Last week PwC launched a new report titled Transitioning to a low carbon energy system, looking at opportunities to address the challenge of climate change cost effectively and in a way that offers benefits to society as a whole. Commissioned by the Electricity Association of Ireland (EAI), of which SSE is a member, the report demonstrates the stark transition Ireland needs to make if we are to arrive at the decarbonised 2050 that we all strive for. That transition underpins the commitment made by EU leaders to an 80-95% reduction in greenhouse gas emissions across the EU by 2050 compared to their 1990 levels.
As a scorecard of where we are now in achieving that transition, the PwC report confirms that emissions from electricity generation have approximately halved since 1990. In SSE, we’ve played a significant role in this transition through the delivery of 580MW of clean, green renewable energy at our 26 onshore windfarms as well as 464MW of cleaner thermal generation at our Great Island CCGT power station.
However what the PwC report very clearly outlines is the challenge that lies ahead. Ireland needs to achieve a drastic reduction in emissions across what are called the non-ETS sectors (namely Transport, Agriculture, Heat, Waste and smaller industry) which account for 70% of our emissions.
The challenge is striking. The rural nature of our country and dispersed settlement patterns have created an inherent reliance on oil as a residential heating and transport solution. Ireland has proportionately the largest agricultural sector in the EU and doubts exist about its potential to decarbonise. The population and economy are set to grow and develop over the next 30 years which, while welcome, is intrinsically linked to increased emissions. Therefore the decoupling of emissions from economic and domestic activity will also be central to achieving a prosperous low carbon economy.
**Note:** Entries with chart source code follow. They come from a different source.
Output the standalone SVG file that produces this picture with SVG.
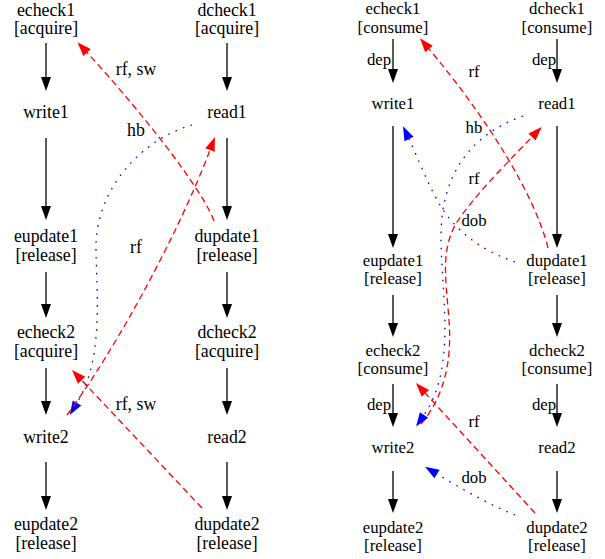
<svg xmlns="http://www.w3.org/2000/svg" width="605" height="559" viewBox="0 0 605 559" font-family="'Liberation Serif', 'DejaVu Serif', serif">
<style>
text{font-family:'Liberation Serif','DejaVu Serif',serif;text-anchor:middle;fill:#000}
.l text{font-size:17.8px}
.r text{font-size:16.8px}
.e{fill:none;stroke-width:1.3}
.k{stroke:#000;marker-end:url(#ak)}
.rd{stroke:#f00;stroke-dasharray:6.5,4;marker-end:url(#ar)}
.bl{stroke:#00f;stroke-dasharray:1.6,6.4;marker-end:url(#ab)}
</style>
<defs>
<marker id="ak" markerUnits="userSpaceOnUse" markerWidth="14" markerHeight="10" refX="0" refY="5" orient="auto" viewBox="0 0 14 10" overflow="visible"><path d="M0,0L14,5L0,10z" fill="#000"/></marker>
<marker id="ar" markerUnits="userSpaceOnUse" markerWidth="14" markerHeight="10" refX="0" refY="5" orient="auto" viewBox="0 0 14 10" overflow="visible"><path d="M0,0L14,5L0,10z" fill="#f00"/></marker>
<marker id="ab" markerUnits="userSpaceOnUse" markerWidth="14" markerHeight="10" refX="0" refY="5" orient="auto" viewBox="0 0 14 10" overflow="visible"><path d="M0,0L14,5L0,10z" fill="#00f"/></marker>
</defs>
<rect width="605" height="559" fill="#fff"/>

<g id="connectors">
<g class="l">
<path class="e k" d="M46,43V77"/>
<path class="e k" d="M46,138V206"/>
<path class="e k" d="M46,272V304"/>
<path class="e k" d="M46,368V401"/>
<path class="e k" d="M46,462V496"/>
<path class="e k" d="M227,43V77"/>
<path class="e k" d="M227,138V206"/>
<path class="e k" d="M227,272V304"/>
<path class="e k" d="M227,368V401"/>
<path class="e k" d="M227,462V496"/>
<path class="e rd" d="M214,221C203,190 140,110 87,52.5"/>
<text x="136" y="75">rf, sw</text>
<path class="e bl" d="M192,125C140,140 95,190 96,250C97,300 103,360 77,403"/>
<text x="136" y="136">hb</text>
<path class="e rd" d="M67,415C115,350 178,235 210,150"/>
<text x="136" y="253">rf</text>
<path class="e rd" d="M202,508L81.6,380.2"/>
<text x="136" y="410">rf, sw</text>
</g>
<g class="r">
<path class="e k" d="M393,39V69"/>
<path class="e k" d="M393,126V234"/>
<path class="e k" d="M393,295V323"/>
<path class="e k" d="M393,384V413"/>
<path class="e k" d="M393,471V499"/>
<path class="e k" d="M557,39V69"/>
<path class="e k" d="M557,126V234"/>
<path class="e k" d="M557,295V323"/>
<path class="e k" d="M557,384V413"/>
<path class="e k" d="M557,471V499"/>
<text x="379" y="65">dep</text>
<text x="544" y="65">dep</text>
<text x="379" y="410">dep</text>
<text x="544" y="410">dep</text>
<path class="e rd" d="M548,248C535,195 487,118 429,49"/>
<text x="474" y="77">rf</text>
<path class="e rd" d="M421,424C445,395 452,360 449,320C446,280 440,250 457,222C475,195 505,165 532,137"/>
<path class="e bl" d="M523,116C470,135 440,175 441,240C442,300 456,368 424,415"/>
<text x="474" y="133">hb</text>
<text x="474" y="184">rf</text>
<path class="e bl" d="M515,262C480,250 455,230 440,205C428,185 418,158 409,139"/>
<text x="474" y="226">dob</text>
<path class="e rd" d="M535,513L425.4,393.3"/>
<text x="474" y="427">rf</text>
<path class="e bl" d="M515,515C490,505 460,488 437,474"/>
<text x="474" y="483">dob</text>
</g>
</g>

<g class="l">
<g id="L_echeck1"><text x="46" y="15.5">echeck1</text><text x="46" y="34">[acquire]</text></g>
<g id="L_write1"><text x="46" y="118">write1</text></g>
<g id="L_eupdate1"><text x="46" y="242">eupdate1</text><text x="46" y="261">[release]</text></g>
<g id="L_echeck2"><text x="46" y="338">echeck2</text><text x="46" y="357">[acquire]</text></g>
<g id="L_write2"><text x="46" y="443">write2</text></g>
<g id="L_eupdate2"><text x="46" y="530">eupdate2</text><text x="46" y="549">[release]</text></g>
<g id="L_dcheck1"><text x="227" y="15.5">dcheck1</text><text x="227" y="34">[acquire]</text></g>
<g id="L_read1"><text x="227" y="118">read1</text></g>
<g id="L_dupdate1"><text x="227" y="242">dupdate1</text><text x="227" y="261">[release]</text></g>
<g id="L_dcheck2"><text x="227" y="338">dcheck2</text><text x="227" y="357">[acquire]</text></g>
<g id="L_read2"><text x="227" y="443">read2</text></g>
<g id="L_dupdate2"><text x="227" y="530">dupdate2</text><text x="227" y="549">[release]</text></g>
</g>
<g class="r">
<g id="R_echeck1"><text x="393" y="14">echeck1</text><text x="393" y="32.5">[consume]</text></g>
<g id="R_write1"><text x="393" y="109">write1</text></g>
<g id="R_eupdate1"><text x="393" y="266">eupdate1</text><text x="393" y="284">[release]</text></g>
<g id="R_echeck2"><text x="393" y="356">echeck2</text><text x="393" y="374">[consume]</text></g>
<g id="R_write2"><text x="393" y="453">write2</text></g>
<g id="R_eupdate2"><text x="393" y="533">eupdate2</text><text x="393" y="551">[release]</text></g>
<g id="R_dcheck1"><text x="557" y="14">dcheck1</text><text x="557" y="32.5">[consume]</text></g>
<g id="R_read1"><text x="557" y="109">read1</text></g>
<g id="R_dupdate1"><text x="557" y="266">dupdate1</text><text x="557" y="284">[release]</text></g>
<g id="R_dcheck2"><text x="557" y="356">dcheck2</text><text x="557" y="374">[consume]</text></g>
<g id="R_read2"><text x="557" y="453">read2</text></g>
<g id="R_dupdate2"><text x="557" y="533">dupdate2</text><text x="557" y="551">[release]</text></g>
</g>
</svg>
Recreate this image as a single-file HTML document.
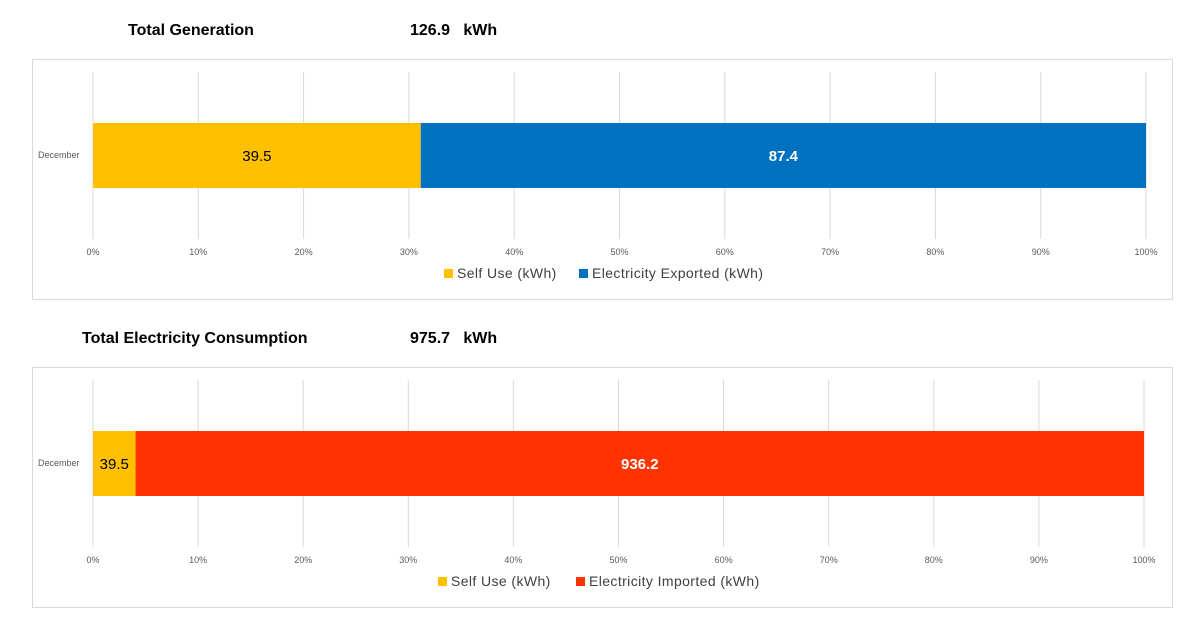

This effectively means that efforts to decarbonise the other sectors in Ireland, predominantly heat and transport, must move more quickly than in other EU Member States. Changing this will not be easy but our performance to-date has also created one of the solutions.
The electricity sector has and will continue to decarbonise. By electrifying our heat and transport sectors we can use electricity as a workhorse to decarbonise the broader economy. Electric heat and transport technologies have additional benefits such as efficiency gains and, particularly in the case of urban areas, noise and local pollution reduction. Furthermore, the electrification of these sectors offers the potential to assist with renewables integration through demand side management, the Connected Home and system services.
All of this will require an increasingly decarbonising power sector, replacing high carbon generation with renewables and low carbon thermal generation, and presents an opportunity for SSE to play a continued role. We are building the 169MW Galway Wind Park in partnership with Coillte, which, when completed later this year, will become Ireland’s largest wind farm. We will continue to look at opportunities in onshore as Ireland’s most cost-effective form of renewable generation, but we also believe that offshore is now positioned to play a key role in the generation portfolio in Ireland. This is a technology where SSE is well placed to play a leadership role through the potential to deliver on our long-standing ambition to develop our Arklow Bank offshore wind farm project.
We are also playing our role in electrifying the heat sector through our involvement in a Horizon 2020 project, ‘Real Value’, with a number of partners across the entire energy supply chain. The project commenced in June 2015 and involves installing Smart Electric Thermal Storage Systems (SETS) into 1,250 homes to meet householders’ space and water heating needs in a low-cost and energy-efficient manner, while also providing additional energy storage capacity. We are also progressing an exciting Connected Home platform with Dixons Carphone to deliver a range of smart technologies to help consumers manage their energy consumption in real-time.
In the period to 2050, a key objective for policy makers will be to effectively balance the competing challenges of achieving the necessary transition to a low carbon energy system with affordability and security of supply – the energy trilemma. Achieving that balance will require policy makers to define a roadmap for that transition that is affordable for customers and businesses, whilst ensuring secure energy supplies and the policy environment certainty that investors, such as SSE, need in order to invest in low-carbon alternatives and smarter energy initiatives.
In the last year alone, SSE generated 3,900GWh of electricity from our combined generation fleet of renewables and cleaner CCGT plant, helping to significantly decarbonise electricity production on the island. We’re proud of the difference that we have made so far towards powering our greener future. More importantly, we’re restless for a future in which SSE continues to play a leadership role in achieving our continued transition to a low carbon energy system, building on our proud experience and contributing significantly to the creation of a low carbon Ireland in 2050.